__WHAT TO PRODUCE__: Repeat the material below exactly, with no pictures.

__DATASET EXTRACT__:

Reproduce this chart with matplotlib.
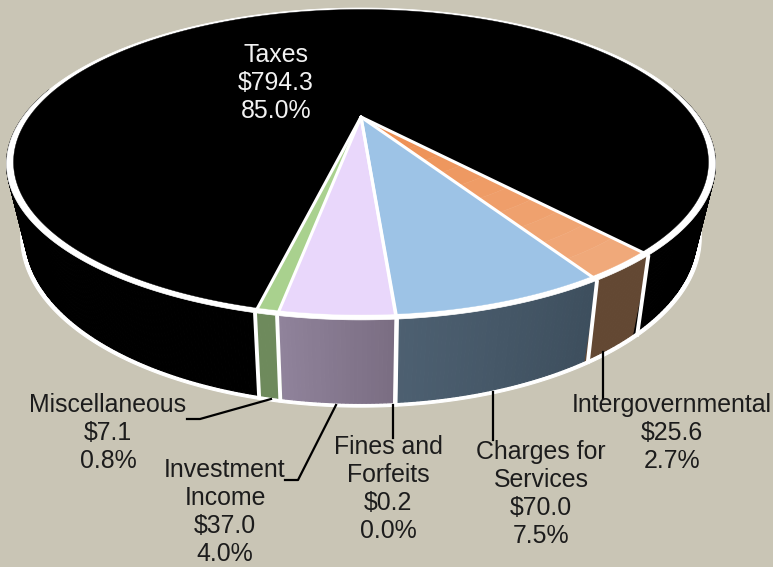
#!/usr/bin/env python3
"""3D style revenue pie, drawn by hand because matplotlib has no perspective pie."""

import matplotlib
matplotlib.use("Agg")
import matplotlib.pyplot as plt
import numpy as np
from matplotlib.colors import to_rgb
from matplotlib.patches import Polygon

plt.rcParams["font.family"] = ["Liberation Sans", "DejaVu Sans"]

labels = ["Taxes", "Intergovernmental", "Charges for\nServices", "Fines and\nForfeits",
          "Investment\nIncome", "Miscellaneous"]
amounts = [794.3, 25.6, 70.0, 0.2, 37.0, 7.1]
percents = [85.0, 2.7, 7.5, 0.0, 4.0, 0.8]

top_inner = ["#000000", "#ed8b4c", "#9dc3e6", "#e9d7fb", "#e9d7fb", "#a9d18e"]
top_outer = ["#000000", "#f0aa7c", "#9dc3e6", "#e9d7fb", "#e9d7fb", "#a9d18e"]
wall_left = ["#000000", "#634833", "#4d6071", "#8f8299", "#90839b", "#6e8a5c"]
wall_right = ["#000000", "#634833", "#3d4e5d", "#7a6d82", "#7a6d82", "#6e8a5c"]

BG = "#c9c5b5"
START = -12.8   # degrees from the front, where Taxes starts
KEEP = 0.301    # perspective strength
CX, CY, A, B = 361.0, 117.0, 338.0, 141.8
LOW_X, LOW_Y, LOW_A, LOW_B = 361.0, 186.0, 338.0 * 0.96, 141.8 * 1.09


def top_xy(theta, r=1.0):
    u, v = r * np.sin(np.radians(theta)), r * np.cos(np.radians(theta))
    w = 1 - KEEP * v
    return CX + A * u / w, CY + B * v / w


def low_xy(theta, r=1.0):
    u, v = r * np.sin(np.radians(theta)), r * np.cos(np.radians(theta))
    w = 1 - KEEP * v
    return LOW_X + LOW_A * u / w, LOW_Y + LOW_B * v / w


def mix(c1, c2, t):
    c1, c2 = np.array(to_rgb(c1)), np.array(to_rgb(c2))
    return tuple(c1 + (c2 - c1) * t)


def fill(ax, xy, color, zorder, lw=0.8):
    ax.add_patch(Polygon(xy, closed=True, facecolor=color, edgecolor=color, linewidth=lw, zorder=zorder))


fig = plt.figure(figsize=(7.73, 5.67), dpi=100, facecolor=BG)
ax = fig.add_axes([0, 0, 1, 1])
ax.set_xlim(0, 773)
ax.set_ylim(567, 0)
ax.axis("off")

total = sum(amounts)
sweeps = [360.0 * a / total for a in amounts]
edges = START - np.concatenate([[0], np.cumsum(sweeps)])
t_fine = np.linspace(0, 360, 721)

# white lower disc gives the bottom outline
fill(ax, np.column_stack(low_xy(t_fine)), "white", 1)

# walls
for i in range(len(amounts)):
    ts = np.linspace(edges[i], edges[i + 1], max(2, int(sweeps[i] * 2) + 1))
    for j, (t0, t1) in enumerate(zip(ts[:-1], ts[1:])):
        if np.cos(np.radians(t0)) < -0.2 and np.cos(np.radians(t1)) < -0.2:
            continue
        frac = (j + 0.5) / (len(ts) - 1)
        xy = [top_xy(t0), top_xy(t1), low_xy(t1, 0.988), low_xy(t0, 0.988)]
        fill(ax, xy, mix(wall_right[i], wall_left[i], frac), 2)

# white separators on the wall
for t in edges[:-1]:
    xt, yt = top_xy(t)
    xb, yb = low_xy(t)
    ax.plot([xt, xb], [yt, yb], color="white", lw=2.8, solid_capstyle="butt", zorder=3)

# top disc: white first, then the slices a bit inside
fill(ax, np.column_stack(top_xy(t_fine)), "white", 4, lw=0.5)
for i in range(len(amounts)):
    ts = np.linspace(edges[i], edges[i + 1], max(2, int(sweeps[i] * 2) + 1))
    rings = 12 if top_inner[i] != top_outer[i] else 1
    for k in range(rings):
        r0, r1 = k / rings, (k + 1) / rings
        col = mix(top_inner[i], top_outer[i], (k + 0.5) / rings)
        xo, yo = top_xy(ts, r1 * 0.982)
        xi, yi = top_xy(ts[::-1], r0 * 0.982)
        fill(ax, np.column_stack([np.r_[xo, xi], np.r_[yo, yi]]), col, 5, lw=0.3)

# spokes
for t in edges[:-1]:
    xr, yr = top_xy(t)
    ax.plot([CX, xr], [CY, yr], color="white", lw=2.2, solid_capstyle="round", zorder=6)

texts = [f"{n}\n${a:.1f}\n{p:.1f}%" for n, a, p in zip(labels, amounts, percents)]
spots = [(276, 83), (672, 433), (541, 494), (388, 489), (225, 512), (108, 433)]
for i, (s, (x, y)) in enumerate(zip(texts, spots)):
    ax.text(x, y, s, ha="center", va="center", fontsize=17.9, linespacing=1.22,
            color="#f2f2f2" if i == 0 else "#1c1c1c", zorder=8)

# leader lines
leaders = [
    ([187, 200, 271], [419, 419, 399]),
    ([285, 298, 336], [480, 480, 405]),
    ([393, 393], [405, 438]),
    ([493, 493], [392, 440]),
    ([603, 603], [352, 398]),
]
for xs, ys in leaders:
    ax.plot(xs, ys, color="black", lw=1.6, zorder=7)

fig.savefig("out.png", dpi=100, facecolor=BG)
plt.close(fig)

__FINISHED EXERCISE__:
Reproduce this chart with matplotlib.
#!/usr/bin/env python3
"""3D style revenue pie, drawn by hand because matplotlib has no perspective pie."""

import matplotlib
matplotlib.use("Agg")
import matplotlib.pyplot as plt
import numpy as np
from matplotlib.colors import to_rgb
from matplotlib.patches import Polygon

plt.rcParams["font.family"] = ["Liberation Sans", "DejaVu Sans"]

labels = ["Taxes", "Intergovernmental", "Charges for\nServices", "Fines and\nForfeits",
          "Investment\nIncome", "Miscellaneous"]
amounts = [794.3, 25.6, 70.0, 0.2, 37.0, 7.1]
percents = [85.0, 2.7, 7.5, 0.0, 4.0, 0.8]

top_inner = ["#000000", "#ed8b4c", "#9dc3e6", "#e9d7fb", "#e9d7fb", "#a9d18e"]
top_outer = ["#000000", "#f0aa7c", "#9dc3e6", "#e9d7fb", "#e9d7fb", "#a9d18e"]
wall_left = ["#000000", "#634833", "#4d6071", "#8f8299", "#90839b", "#6e8a5c"]
wall_right = ["#000000", "#634833", "#3d4e5d", "#7a6d82", "#7a6d82", "#6e8a5c"]

BG = "#c9c5b5"
START = -12.8   # degrees from the front, where Taxes starts
KEEP = 0.301    # perspective strength
CX, CY, A, B = 361.0, 117.0, 338.0, 141.8
LOW_X, LOW_Y, LOW_A, LOW_B = 361.0, 186.0, 338.0 * 0.96, 141.8 * 1.09


def top_xy(theta, r=1.0):
    u, v = r * np.sin(np.radians(theta)), r * np.cos(np.radians(theta))
    w = 1 - KEEP * v
    return CX + A * u / w, CY + B * v / w


def low_xy(theta, r=1.0):
    u, v = r * np.sin(np.radians(theta)), r * np.cos(np.radians(theta))
    w = 1 - KEEP * v
    return LOW_X + LOW_A * u / w, LOW_Y + LOW_B * v / w


def mix(c1, c2, t):
    c1, c2 = np.array(to_rgb(c1)), np.array(to_rgb(c2))
    return tuple(c1 + (c2 - c1) * t)


def fill(ax, xy, color, zorder, lw=0.8):
    ax.add_patch(Polygon(xy, closed=True, facecolor=color, edgecolor=color, linewidth=lw, zorder=zorder))


fig = plt.figure(figsize=(7.73, 5.67), dpi=100, facecolor=BG)
ax = fig.add_axes([0, 0, 1, 1])
ax.set_xlim(0, 773)
ax.set_ylim(567, 0)
ax.axis("off")

total = sum(amounts)
sweeps = [360.0 * a / total for a in amounts]
edges = START - np.concatenate([[0], np.cumsum(sweeps)])
t_fine = np.linspace(0, 360, 721)

# white lower disc gives the bottom outline
fill(ax, np.column_stack(low_xy(t_fine)), "white", 1)

# walls
for i in range(len(amounts)):
    ts = np.linspace(edges[i], edges[i + 1], max(2, int(sweeps[i] * 2) + 1))
    for j, (t0, t1) in enumerate(zip(ts[:-1], ts[1:])):
        if np.cos(np.radians(t0)) < -0.2 and np.cos(np.radians(t1)) < -0.2:
            continue
        frac = (j + 0.5) / (len(ts) - 1)
        xy = [top_xy(t0), top_xy(t1), low_xy(t1, 0.988), low_xy(t0, 0.988)]
        fill(ax, xy, mix(wall_right[i], wall_left[i], frac), 2)

# white separators on the wall
for t in edges[:-1]:
    xt, yt = top_xy(t)
    xb, yb = low_xy(t)
    ax.plot([xt, xb], [yt, yb], color="white", lw=2.8, solid_capstyle="butt", zorder=3)

# top disc: white first, then the slices a bit inside
fill(ax, np.column_stack(top_xy(t_fine)), "white", 4, lw=0.5)
for i in range(len(amounts)):
    ts = np.linspace(edges[i], edges[i + 1], max(2, int(sweeps[i] * 2) + 1))
    rings = 12 if top_inner[i] != top_outer[i] else 1
    for k in range(rings):
        r0, r1 = k / rings, (k + 1) / rings
        col = mix(top_inner[i], top_outer[i], (k + 0.5) / rings)
        xo, yo = top_xy(ts, r1 * 0.982)
        xi, yi = top_xy(ts[::-1], r0 * 0.982)
        fill(ax, np.column_stack([np.r_[xo, xi], np.r_[yo, yi]]), col, 5, lw=0.3)

# spokes
for t in edges[:-1]:
    xr, yr = top_xy(t)
    ax.plot([CX, xr], [CY, yr], color="white", lw=2.2, solid_capstyle="round", zorder=6)

texts = [f"{n}\n${a:.1f}\n{p:.1f}%" for n, a, p in zip(labels, amounts, percents)]
spots = [(276, 83), (672, 433), (541, 494), (388, 489), (225, 512), (108, 433)]
for i, (s, (x, y)) in enumerate(zip(texts, spots)):
    ax.text(x, y, s, ha="center", va="center", fontsize=17.9, linespacing=1.22,
            color="#f2f2f2" if i == 0 else "#1c1c1c", zorder=8)

# leader lines
leaders = [
    ([187, 200, 271], [419, 419, 399]),
    ([285, 298, 336], [480, 480, 405]),
    ([393, 393], [405, 438]),
    ([493, 493], [392, 440]),
    ([603, 603], [352, 398]),
]
for xs, ys in leaders:
    ax.plot(xs, ys, color="black", lw=1.6, zorder=7)

fig.savefig("out.png", dpi=100, facecolor=BG)
plt.close(fig)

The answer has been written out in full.